# Data supplied start
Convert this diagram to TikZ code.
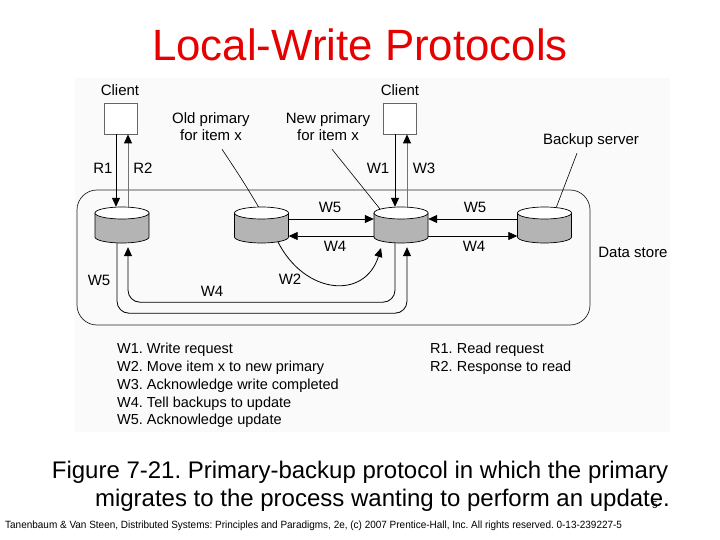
\documentclass[tikz,border=0pt]{standalone}
\usepackage{fontspec}
\setmainfont{Liberation Sans}
\frenchspacing
\usetikzlibrary{arrows.meta,calc}
\definecolor{cylgray}{RGB}{180,180,180}
\definecolor{figbg}{RGB}{250,250,250}
\definecolor{titlered}{RGB}{230,0,0}
\begin{document}
\begin{tikzpicture}[x=1pt,y=-1pt,
  lbl/.style={font=\fontsize{15}{17}\selectfont, inner sep=0pt},
  legend/.style={font=\fontsize{14.5}{17.8}\selectfont, inner sep=0pt, align=left, anchor=north west},
  arr/.style={line width=0.8pt, -{Triangle[length=9pt,width=8pt,color=black]}},
  garr/.style={arr, draw=black!55},
  leader/.style={line width=0.6pt},
  clientbox/.style={draw=black!60, fill=white, minimum width=33pt, minimum height=31pt, inner sep=0pt, line width=0.8pt},
  cylnode/.style={minimum width=54pt, minimum height=36pt, inner sep=0pt},
  pics/cyl/.style={code={
    \fill[cylgray] (-27,-12) -- (-27,12) arc[start angle=180,end angle=0,x radius=27,y radius=6] -- (27,-12) -- cycle;
    \draw[line width=0.7pt] (-27,-12) -- (-27,12) arc[start angle=180,end angle=0,x radius=27,y radius=6] -- (27,-12);
    \draw[line width=0.7pt, fill=white] (0,-12) ellipse[x radius=27,y radius=6];
  }}]
\useasboundingbox (0,0) rectangle (720,540);
\fill[white] (0,0) rectangle (720,540);
\fill[figbg] (75,78) rectangle (670,432);

% title
\node[font=\fontsize{43.8}{48}\selectfont, text=titlered, inner sep=0pt] (title) at (360,45) {Local-Write Protocols};

% data store
\node[draw=black!85, line width=0.7pt, rounded corners=20pt, minimum width=513pt, minimum height=135pt, inner sep=0pt] (ds) at (333.5,257.5) {};
\node[lbl] (dslbl) at (633,252) {Data store};

% clients
\node[lbl] (cl1lbl) at (120,90) {Client};
\node[lbl] (cl2lbl) at (400,90) {Client};
\node[clientbox] (cl1) at (120.5,118.5) {};
\node[clientbox] (cl2) at (400,118.5) {};

% labels with leaders
\node[lbl, align=center] (oldlbl) at (211,127) {Old primary\\for item x};
\node[lbl, align=center] (newlbl) at (328,127) {New primary\\for item x};
\node[lbl] (buplbl) at (591,141) {Backup server};

% cylinders
\node[cylnode] (c1) at (122,225) {};
\node[cylnode] (c2) at (261.5,225) {};
\node[cylnode] (c3) at (401,225) {};
\node[cylnode] (c4) at (544.5,225) {};

\draw[leader] ($(oldlbl.south)+(11,8)$) .. controls (243,181) .. ($(c2.north)+(-3,0)$);
\draw[leader] ($(newlbl.south)+(4,8)$) -- ($(c3.center)+(-21,-16)$);
\draw[leader] ($(buplbl.south)+(-14,5)$) -- ($(c4.north)+(12,0)$);

\pic at (c1) {cyl};
\pic at (c2) {cyl};
\pic at (c3) {cyl};
\pic at (c4) {cyl};

% client arrows
\draw[arr] ($(cl1.south)+(-4.5,0)$) -- ($(c1.north)+(-6,0)$);
\draw[garr] ($(c1.north)+(6,0)$) -- ($(cl1.south)+(7.5,0)$);
\draw[arr] ($(cl2.south)+(-5,0)$) -- ($(c3.north)+(-6,0)$);
\draw[garr] ($(c3.north)+(6,0)$) -- ($(cl2.south)+(7,0)$);
\node[lbl] (r1) at (103,168) {R1};
\node[lbl] (r2) at (143,168) {R2};
\node[lbl] (w1) at (378,168) {W1};
\node[lbl] (w3) at (424,168) {W3};

% middle arrows
\draw[arr] ($(c2.east)+(0,-6)$) -- ($(c3.west)+(0,-6)$);
\draw[arr] ($(c3.west)+(0,11)$) -- ($(c2.east)+(0,11)$);
\draw[arr] ($(c4.west)+(0,-6)$) -- ($(c3.east)+(0,-6)$);
\draw[arr] ($(c3.east)+(0,11)$) -- ($(c4.west)+(0,11)$);
\node[lbl] (w5a) at (330,207) {W5};
\node[lbl] (w4a) at (335,246) {W4};
\node[lbl] (w5b) at (475,207) {W5};
\node[lbl] (w4b) at (474,246) {W4};

% W2 curve
\draw[arr] ($(c2.center)+(16.5,17)$) .. controls (305,295) and (365,300) .. ($(c3.center)+(-20,23)$);
\node[lbl] (w2) at (290,279) {W2};

% bottom loops
\draw[arr, rounded corners=12pt] ($(c3.south)+(-6,0)$) -- ++(0,59) -| ($(c1.south)+(6,4)$);
\draw[arr, rounded corners=12pt] ($(c1.south)+(-5,0)$) -- ++(0,70) -| ($(c3.south)+(6,4)$);
\node[lbl] (w4c) at (212,291) {W4};
\node[lbl] (w5c) at (99,280) {W5};

% legend
\node[legend] (legl) at (117,343) {W1. Write request\\W2. Move item x to new primary\\W3. Acknowledge write completed\\W4. Tell backups to update\\W5. Acknowledge update};
\node[legend] (legr) at (430,343) {R1. Read request\\R2. Response to read};

% caption
\node[font=\fontsize{24}{28}\selectfont, inner sep=0pt] (cap1) at (360,472) {Figure 7-21. Primary-backup protocol in which the primary};
\node[font=\fontsize{24}{28}\selectfont, inner sep=0pt] (cap2) at (382.5,500) {migrates to the process wanting to perform an update.};
\node[font=\fontsize{10}{10}\selectfont, inner sep=0pt] (pnum) at (655,505) {5};
\node[font=\fontsize{10.5}{11}\selectfont, inner sep=0pt, anchor=west] (foot) at (5,526) {\scalebox{0.95}[1]{Tanenbaum \& Van Steen, Distributed Systems: Principles and Paradigms, 2e, (c) 2007 Prentice-Hall, Inc. All rights reserved. 0-13-239227-5}};
\end{tikzpicture}
\end{document}
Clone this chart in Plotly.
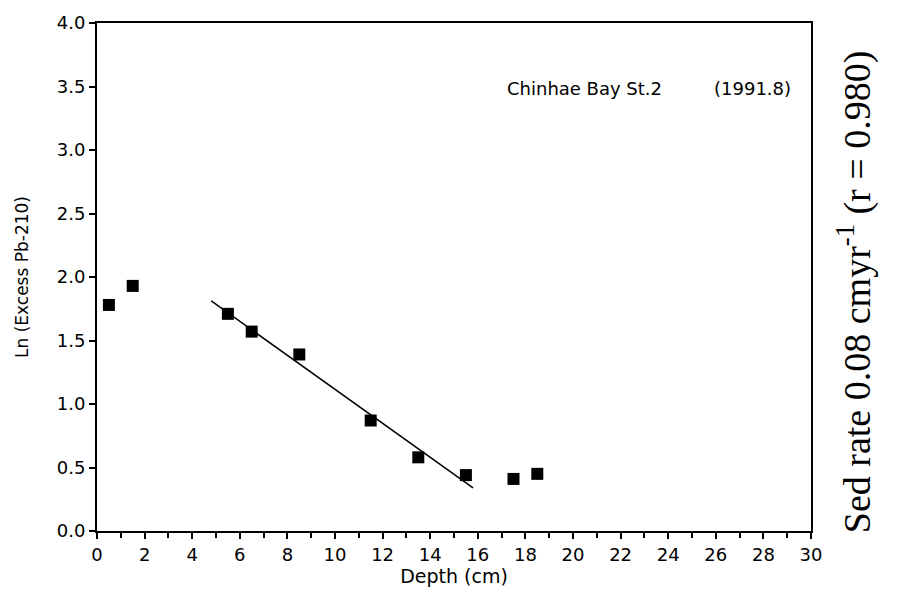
import numpy as np
import plotly.graph_objects as go

depth = [0.5, 1.5, 5.5, 6.5, 8.5, 11.5, 13.5, 15.5, 17.5, 18.5]
ln_pb = [1.78, 1.93, 1.71, 1.57, 1.39, 0.87, 0.58, 0.44, 0.41, 0.45]

fit_idx = [2, 3, 4, 5, 6, 7]
fit_range = [4.8, 15.8]

fx = np.array([depth[i] for i in fit_idx])
fy = np.array([ln_pb[i] for i in fit_idx])
slope, intercept = np.polyfit(fx, fy, 1)
lx = np.array(fit_range)
ly = slope * lx + intercept

fig = go.Figure()
fig.add_trace(go.Scatter(x=lx, y=ly, mode="lines",
                         line=dict(color="black", width=1.5), showlegend=False))
fig.add_trace(go.Scatter(x=depth, y=ln_pb, mode="markers",
                         marker=dict(symbol="square", size=12, color="black"),
                         showlegend=False))

tick_font = dict(family="DejaVu Sans", size=18, color="black")

fig.update_xaxes(range=[0, 30], tickmode="linear", tick0=0, dtick=2,
                 ticks="outside", ticklen=6, tickwidth=2, tickcolor="black",
                 minor=dict(ticks="outside", dtick=1, ticklen=5, tickwidth=2, tickcolor="black"),
                 showline=True, linecolor="black", linewidth=2, mirror=True,
                 showgrid=False, zeroline=False, tickfont=tick_font,
                 title=dict(text="Depth (cm)",
                            font=dict(family="DejaVu Sans", size=19, color="black"),
                            standoff=4))
fig.update_yaxes(range=[0, 4], tickmode="linear", tick0=0, dtick=0.5,
                 tickformat=".1f",
                 ticks="outside", ticklen=6, tickwidth=2, tickcolor="black",
                 showline=True, linecolor="black", linewidth=2, mirror=True,
                 showgrid=False, zeroline=False, tickfont=tick_font,
                 title=dict(text="Ln (Excess Pb-210)",
                            font=dict(family="DejaVu Sans", size=17, color="black"),
                            standoff=24))

label_font = dict(family="DejaVu Sans", size=18, color="black")
fig.add_annotation(x=0.5714, y=0.872, xref="paper", yref="paper",
                   text="Chinhae Bay St.2", showarrow=False,
                   xanchor="left", yanchor="middle", font=label_font)
fig.add_annotation(x=0.862, y=0.872, xref="paper", yref="paper",
                   text="(1991.8)", showarrow=False,
                   xanchor="left", yanchor="middle", font=label_font)

fig.add_annotation(x=1.0, y=0.47, xref="paper", yref="paper", xshift=43,
                   text="Sed rate 0.08 cmyr<sup>-1</sup> (r = 0.980)",
                   textangle=-90, showarrow=False,
                   xanchor="center", yanchor="middle",
                   font=dict(family="Liberation Serif, Times New Roman", size=38, color="black"))

fig.update_layout(width=900, height=596,
                  margin=dict(l=97, r=89, t=15, b=65),
                  plot_bgcolor="white", paper_bgcolor="white")

fig.write_html("out.html")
# Data supplied end
Exercise instructions: From the data, list each line in which the string "code" appears.

Answer:
Convert this diagram to TikZ code.
  pics/cyl/.style={code={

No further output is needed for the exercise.